CRONOS: Enhancing Deep Learning with Scalable GPU Accelerated Convex Neural Networks
Miria Feng, Zachary Frangella, Mert Pilanci
TL;DR
The theoretical analysis proves that CRONOS converges to the global minimum of the convex reformulation under mild assumptions and shows that CRONOS-AM can obtain comparable or better validation accuracy than predominant tuned deep learning optimizers on vision and language tasks with benchmark datasets such as ImageNet and IMDb.
Abstract
We introduce the CRONOS algorithm for convex optimization of two-layer neural networks. CRONOS is the first algorithm capable of scaling to high-dimensional datasets such as ImageNet, which are ubiquitous in modern deep learning. This significantly improves upon prior work, which has been restricted to downsampled versions of MNIST and CIFAR-10. Taking CRONOS as a primitive, we then develop a new algorithm called CRONOS-AM, which combines CRONOS with alternating minimization, to obtain an algorithm capable of training multi-layer networks with arbitrary architectures. Our theoretical analysis proves that CRONOS converges to the global minimum of the convex reformulation under mild assumptions.
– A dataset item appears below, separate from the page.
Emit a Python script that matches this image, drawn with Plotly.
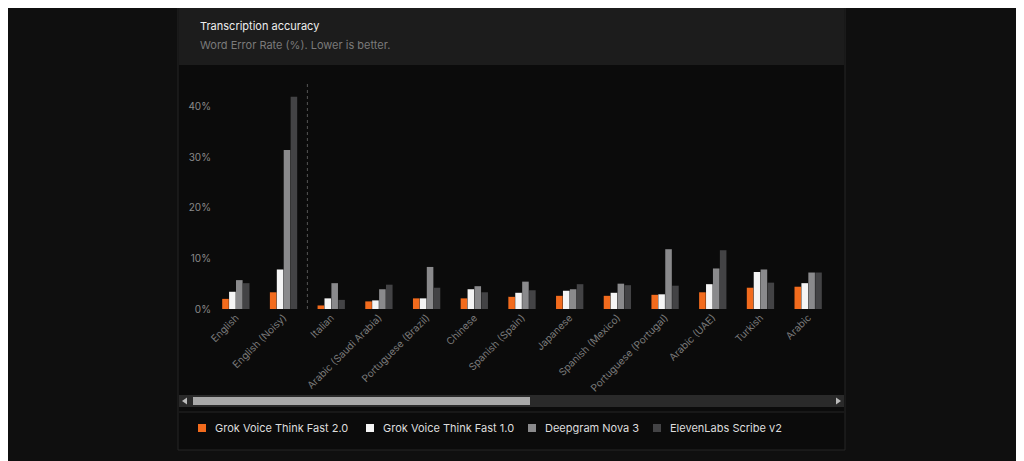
import plotly.graph_objects as go

languages = ["English", "English (Noisy)", "Italian", "Arabic (Saudi Arabia)", "Portuguese (Brazil)",
             "Chinese", "Spanish (Spain)", "Japanese", "Spanish (Mexico)", "Portuguese (Portugal)",
             "Arabic (UAE)", "Turkish", "Arabic"]
grok_fast_2 = [2.0, 3.3, 0.7, 1.5, 2.1, 2.1, 2.4, 2.6, 2.6, 2.8, 3.3, 4.2, 4.4]
grok_fast_1 = [3.4, 7.8, 2.1, 1.7, 2.1, 3.9, 3.2, 3.6, 3.2, 2.9, 4.9, 7.3, 5.1]
deepgram_nova_3 = [5.7, 31.4, 5.1, 3.9, 8.3, 4.5, 5.4, 3.9, 5.0, 11.8, 8.0, 7.8, 7.2]
elevenlabs_v2 = [5.1, 41.9, 1.8, 4.8, 4.2, 3.3, 3.7, 4.9, 4.7, 4.6, 11.6, 5.2, 7.2]
y_ticks = [0, 10, 20, 30, 40]

series = [
    ("Grok Voice Think Fast 2.0", grok_fast_2, "#f26b1d"),
    ("Grok Voice Think Fast 1.0", grok_fast_1, "#f5f5f5"),
    ("Deepgram Nova 3", deepgram_nova_3, "#8a8a8c"),
    ("ElevenLabs Scribe v2", elevenlabs_v2, "#434345"),
]

fig = go.Figure()
for name, vals, color in series:
    fig.add_trace(go.Bar(x=languages, y=vals, name=name, marker_color=color,
                         marker_line_width=0))

# the page has an 8px body margin, so work in window pixels shifted by 8
OFF = 8
W, H = 1024 - OFF, 461 - OFF
L, R, T, B = 212 - OFF, 192, 81 - OFF, 152
pw, ph = W - L - R, H - T - B


def px(x):
    return (x - OFF - L) / pw


def py(y):
    return (H - B - (y - OFF)) / ph


shapes = [
    dict(type="rect", xref="paper", yref="paper", x0=px(178), x1=px(845), y0=py(450), y1=py(5),
         fillcolor="#0b0b0b", line=dict(color="#262626", width=1), layer="below"),
    dict(type="rect", xref="paper", yref="paper", x0=px(179), x1=px(844), y0=py(65), y1=py(6),
         fillcolor="#1c1c1c", line_width=0, layer="below"),
    dict(type="line", xref="paper", yref="paper", x0=px(179), x1=px(844), y0=py(412), y1=py(412),
         line=dict(color="#262626", width=1)),
    dict(type="rect", xref="paper", yref="paper", x0=px(179), x1=px(844), y0=py(407), y1=py(395),
         fillcolor="#2a2a2a", line_width=0),
    dict(type="rect", xref="paper", yref="paper", x0=px(193), x1=px(530), y0=py(405), y1=py(397),
         fillcolor="#a8a8a8", line_width=0),
    dict(type="path", xref="paper", yref="paper",
         path=f"M {px(182)} {py(401)} L {px(187)} {py(397.5)} L {px(187)} {py(404.5)} Z",
         fillcolor="#bbbbbb", line_width=0),
    dict(type="path", xref="paper", yref="paper",
         path=f"M {px(841)} {py(401)} L {px(836)} {py(397.5)} L {px(836)} {py(404.5)} Z",
         fillcolor="#bbbbbb", line_width=0),
    dict(type="line", xref="x", yref="paper", x0=1.5, x1=1.5, y0=0, y1=1,
         line=dict(color="#555555", width=1, dash="dot")),
]

annotations = [
    dict(text="Transcription accuracy", xref="paper", yref="paper", x=px(198), y=py(26),
         xanchor="left", yanchor="middle", showarrow=False, font=dict(size=11, color="#eeeeee")),
    dict(text="Word Error Rate (%). Lower is better.", xref="paper", yref="paper", x=px(198), y=py(45),
         xanchor="left", yanchor="middle", showarrow=False, font=dict(size=11, color="#7a7a7a")),
]

# hand-made legend to get the tight spacing of the original
legend_x = [198, 366, 528, 653]
for (name, _, color), lx in zip(series, legend_x):
    shapes.append(dict(type="rect", xref="paper", yref="paper", x0=px(lx), x1=px(lx + 8),
                       y0=py(432), y1=py(424), fillcolor=color, line_width=0))
    annotations.append(dict(text=name, xref="paper", yref="paper", x=px(lx + 15), y=py(428),
                            xanchor="left", yanchor="middle", showarrow=False,
                            font=dict(size=11, color="#dddddd")))

fig.update_layout(
    width=W, height=H,
    margin=dict(l=L, r=R, t=T, b=B),
    paper_bgcolor="#0f0f0f",
    plot_bgcolor="rgba(0,0,0,0)",
    font=dict(family="Inter, sans-serif", color="#8a8a8a", size=10),
    barmode="group", bargap=0.42, bargroupgap=0.05,
    shapes=shapes, annotations=annotations,
    showlegend=False,
    xaxis=dict(tickangle=-45, showgrid=False, zeroline=False, showline=False,
               tickfont=dict(size=10, color="#7a7a7a")),
    yaxis=dict(range=[0, 45], tickmode="array", tickvals=y_ticks,
               ticktext=[f"{v}%" for v in y_ticks],
               showgrid=False, zeroline=False, tickfont=dict(size=10, color="#8a8a8a")),
)

fig.write_html("out.html")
In addition, we validate the efficacy of CRONOS and CRONOS-AM through extensive large-scale numerical experiments with GPU acceleration in JAX. Our results show that CRONOS-AM can obtain comparable or better validation accuracy than predominant tuned deep learning optimizers on vision and language tasks with benchmark datasets such as ImageNet and IMDb. To the best of our knowledge, CRONOS is the first algorithm which utilizes the convex reformulation to enhance performance on large-scale learning tasks.